------ AVAILABLE RECORDS

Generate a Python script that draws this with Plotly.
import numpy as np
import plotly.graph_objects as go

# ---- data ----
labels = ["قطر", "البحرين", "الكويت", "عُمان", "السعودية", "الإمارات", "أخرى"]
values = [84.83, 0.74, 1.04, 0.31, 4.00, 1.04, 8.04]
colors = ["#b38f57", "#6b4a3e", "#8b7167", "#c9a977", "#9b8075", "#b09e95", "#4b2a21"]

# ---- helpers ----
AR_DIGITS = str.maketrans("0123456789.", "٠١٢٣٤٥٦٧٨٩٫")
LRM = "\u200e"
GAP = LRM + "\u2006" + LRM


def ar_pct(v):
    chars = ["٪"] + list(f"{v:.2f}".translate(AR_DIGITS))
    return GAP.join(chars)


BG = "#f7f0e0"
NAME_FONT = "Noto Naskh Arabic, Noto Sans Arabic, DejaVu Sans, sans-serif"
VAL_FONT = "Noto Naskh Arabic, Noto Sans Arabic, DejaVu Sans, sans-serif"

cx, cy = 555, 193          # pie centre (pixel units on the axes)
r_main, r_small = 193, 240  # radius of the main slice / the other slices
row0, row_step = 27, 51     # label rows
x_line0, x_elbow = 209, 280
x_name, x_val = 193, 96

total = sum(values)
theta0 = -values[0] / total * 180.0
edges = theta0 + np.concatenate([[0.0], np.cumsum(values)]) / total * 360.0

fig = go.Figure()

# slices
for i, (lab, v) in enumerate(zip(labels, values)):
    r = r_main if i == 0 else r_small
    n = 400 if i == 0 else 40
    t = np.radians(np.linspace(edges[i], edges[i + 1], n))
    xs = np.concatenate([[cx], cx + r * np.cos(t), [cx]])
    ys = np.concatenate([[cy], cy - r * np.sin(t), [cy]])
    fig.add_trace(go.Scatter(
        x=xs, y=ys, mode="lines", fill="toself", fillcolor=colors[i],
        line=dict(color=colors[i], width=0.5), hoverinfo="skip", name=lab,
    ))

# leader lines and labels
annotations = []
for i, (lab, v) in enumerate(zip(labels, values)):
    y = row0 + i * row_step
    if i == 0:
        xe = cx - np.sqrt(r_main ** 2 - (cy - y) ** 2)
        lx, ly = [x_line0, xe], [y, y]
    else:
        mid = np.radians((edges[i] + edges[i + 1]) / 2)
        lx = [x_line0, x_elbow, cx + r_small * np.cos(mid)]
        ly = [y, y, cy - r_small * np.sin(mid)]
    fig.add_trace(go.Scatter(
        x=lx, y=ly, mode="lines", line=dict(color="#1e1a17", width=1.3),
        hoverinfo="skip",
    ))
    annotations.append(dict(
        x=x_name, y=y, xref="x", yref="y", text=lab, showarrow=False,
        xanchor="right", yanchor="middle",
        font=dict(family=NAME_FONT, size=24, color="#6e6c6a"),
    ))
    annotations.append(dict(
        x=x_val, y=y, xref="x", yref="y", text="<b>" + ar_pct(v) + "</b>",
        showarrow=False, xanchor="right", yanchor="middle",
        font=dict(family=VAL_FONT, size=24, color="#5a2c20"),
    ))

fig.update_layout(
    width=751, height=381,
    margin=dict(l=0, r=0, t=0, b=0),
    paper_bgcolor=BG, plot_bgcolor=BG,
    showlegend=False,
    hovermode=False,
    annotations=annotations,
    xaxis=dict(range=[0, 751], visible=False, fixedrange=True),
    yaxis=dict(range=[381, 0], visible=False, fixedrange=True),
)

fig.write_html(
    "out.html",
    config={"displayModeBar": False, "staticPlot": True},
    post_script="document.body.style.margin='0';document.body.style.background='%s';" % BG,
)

------------
------ AVAILABLE RECORDS

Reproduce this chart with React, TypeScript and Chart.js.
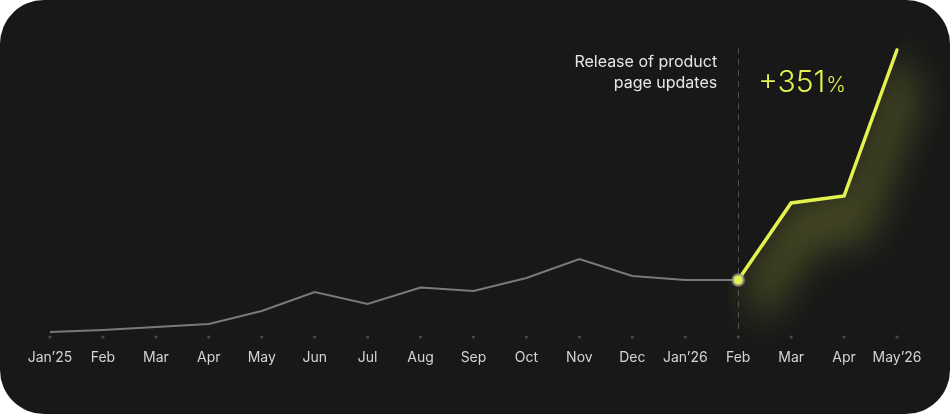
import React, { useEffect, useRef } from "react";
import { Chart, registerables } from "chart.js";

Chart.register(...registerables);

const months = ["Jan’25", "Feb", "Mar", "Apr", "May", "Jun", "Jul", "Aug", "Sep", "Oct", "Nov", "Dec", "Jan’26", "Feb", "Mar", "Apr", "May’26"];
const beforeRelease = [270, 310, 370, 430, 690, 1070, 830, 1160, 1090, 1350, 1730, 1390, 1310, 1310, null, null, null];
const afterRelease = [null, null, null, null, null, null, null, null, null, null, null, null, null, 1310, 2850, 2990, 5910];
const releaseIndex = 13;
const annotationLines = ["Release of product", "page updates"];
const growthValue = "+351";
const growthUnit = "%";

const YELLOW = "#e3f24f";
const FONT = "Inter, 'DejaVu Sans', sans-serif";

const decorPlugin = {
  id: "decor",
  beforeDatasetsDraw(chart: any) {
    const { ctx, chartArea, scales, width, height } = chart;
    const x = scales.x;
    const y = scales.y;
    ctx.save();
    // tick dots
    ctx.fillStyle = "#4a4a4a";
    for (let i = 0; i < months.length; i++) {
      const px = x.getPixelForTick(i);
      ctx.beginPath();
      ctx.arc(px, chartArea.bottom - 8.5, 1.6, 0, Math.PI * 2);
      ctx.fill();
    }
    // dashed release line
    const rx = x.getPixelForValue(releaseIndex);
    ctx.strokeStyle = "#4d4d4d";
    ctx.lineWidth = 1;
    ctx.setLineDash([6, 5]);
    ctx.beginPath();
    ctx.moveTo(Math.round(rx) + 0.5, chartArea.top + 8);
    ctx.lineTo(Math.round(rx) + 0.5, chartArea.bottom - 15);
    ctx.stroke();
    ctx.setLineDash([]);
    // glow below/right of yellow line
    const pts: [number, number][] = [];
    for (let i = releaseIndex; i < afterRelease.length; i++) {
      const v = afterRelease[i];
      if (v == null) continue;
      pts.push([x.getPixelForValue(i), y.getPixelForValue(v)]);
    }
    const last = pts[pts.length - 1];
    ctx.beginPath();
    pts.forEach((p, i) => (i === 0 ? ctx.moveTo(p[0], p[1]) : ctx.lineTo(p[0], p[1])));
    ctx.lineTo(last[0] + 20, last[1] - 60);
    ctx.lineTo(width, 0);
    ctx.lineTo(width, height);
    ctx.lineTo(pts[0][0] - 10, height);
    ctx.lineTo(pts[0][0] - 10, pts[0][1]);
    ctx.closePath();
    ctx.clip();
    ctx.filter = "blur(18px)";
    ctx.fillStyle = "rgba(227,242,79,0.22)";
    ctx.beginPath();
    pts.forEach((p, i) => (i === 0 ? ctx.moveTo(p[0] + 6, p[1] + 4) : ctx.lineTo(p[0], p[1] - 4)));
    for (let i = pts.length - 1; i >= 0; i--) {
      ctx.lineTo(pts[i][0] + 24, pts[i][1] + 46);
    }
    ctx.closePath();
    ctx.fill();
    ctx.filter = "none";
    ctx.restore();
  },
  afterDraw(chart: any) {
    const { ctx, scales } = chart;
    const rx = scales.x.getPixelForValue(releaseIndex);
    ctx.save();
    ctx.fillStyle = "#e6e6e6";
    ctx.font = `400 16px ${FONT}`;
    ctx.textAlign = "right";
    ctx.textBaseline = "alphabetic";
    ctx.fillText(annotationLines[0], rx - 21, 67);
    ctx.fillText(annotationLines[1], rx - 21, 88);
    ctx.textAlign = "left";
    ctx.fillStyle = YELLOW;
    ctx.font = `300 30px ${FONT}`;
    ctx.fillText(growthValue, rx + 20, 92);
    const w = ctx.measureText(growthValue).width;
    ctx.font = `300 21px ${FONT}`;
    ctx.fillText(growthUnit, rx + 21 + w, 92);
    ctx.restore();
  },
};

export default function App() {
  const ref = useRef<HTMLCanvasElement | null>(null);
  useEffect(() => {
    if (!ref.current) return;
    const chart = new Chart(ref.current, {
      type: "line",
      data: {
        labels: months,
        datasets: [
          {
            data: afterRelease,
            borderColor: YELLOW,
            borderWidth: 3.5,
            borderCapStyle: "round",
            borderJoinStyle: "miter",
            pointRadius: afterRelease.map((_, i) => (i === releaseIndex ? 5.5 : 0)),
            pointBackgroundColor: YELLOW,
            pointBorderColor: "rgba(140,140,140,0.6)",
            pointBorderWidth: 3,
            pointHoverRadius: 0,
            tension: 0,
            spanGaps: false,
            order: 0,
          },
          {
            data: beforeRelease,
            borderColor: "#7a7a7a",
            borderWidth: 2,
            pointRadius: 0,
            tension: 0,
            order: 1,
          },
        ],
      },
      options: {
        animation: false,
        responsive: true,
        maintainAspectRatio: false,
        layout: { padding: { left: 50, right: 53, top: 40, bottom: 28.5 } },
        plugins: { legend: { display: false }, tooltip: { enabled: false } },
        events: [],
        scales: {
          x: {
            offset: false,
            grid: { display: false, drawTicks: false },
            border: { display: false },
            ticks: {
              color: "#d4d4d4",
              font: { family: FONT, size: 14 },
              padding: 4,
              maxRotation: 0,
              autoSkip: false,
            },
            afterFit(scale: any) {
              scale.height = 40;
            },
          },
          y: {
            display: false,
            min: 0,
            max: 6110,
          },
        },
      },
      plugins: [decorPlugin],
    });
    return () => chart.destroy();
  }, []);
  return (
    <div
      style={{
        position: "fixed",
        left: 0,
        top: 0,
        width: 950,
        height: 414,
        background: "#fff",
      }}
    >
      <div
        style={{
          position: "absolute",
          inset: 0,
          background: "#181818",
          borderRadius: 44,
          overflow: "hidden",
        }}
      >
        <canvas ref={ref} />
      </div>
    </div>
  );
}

------------
------ AVAILABLE RECORDS

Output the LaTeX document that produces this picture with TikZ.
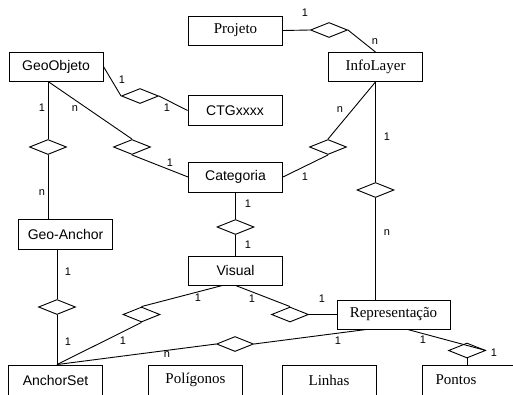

------------

◆ INSTRUCTION: Across the material above, how many lines include the string "with"? Only the number is wanted.

◆ EXERCISE RESULT: 3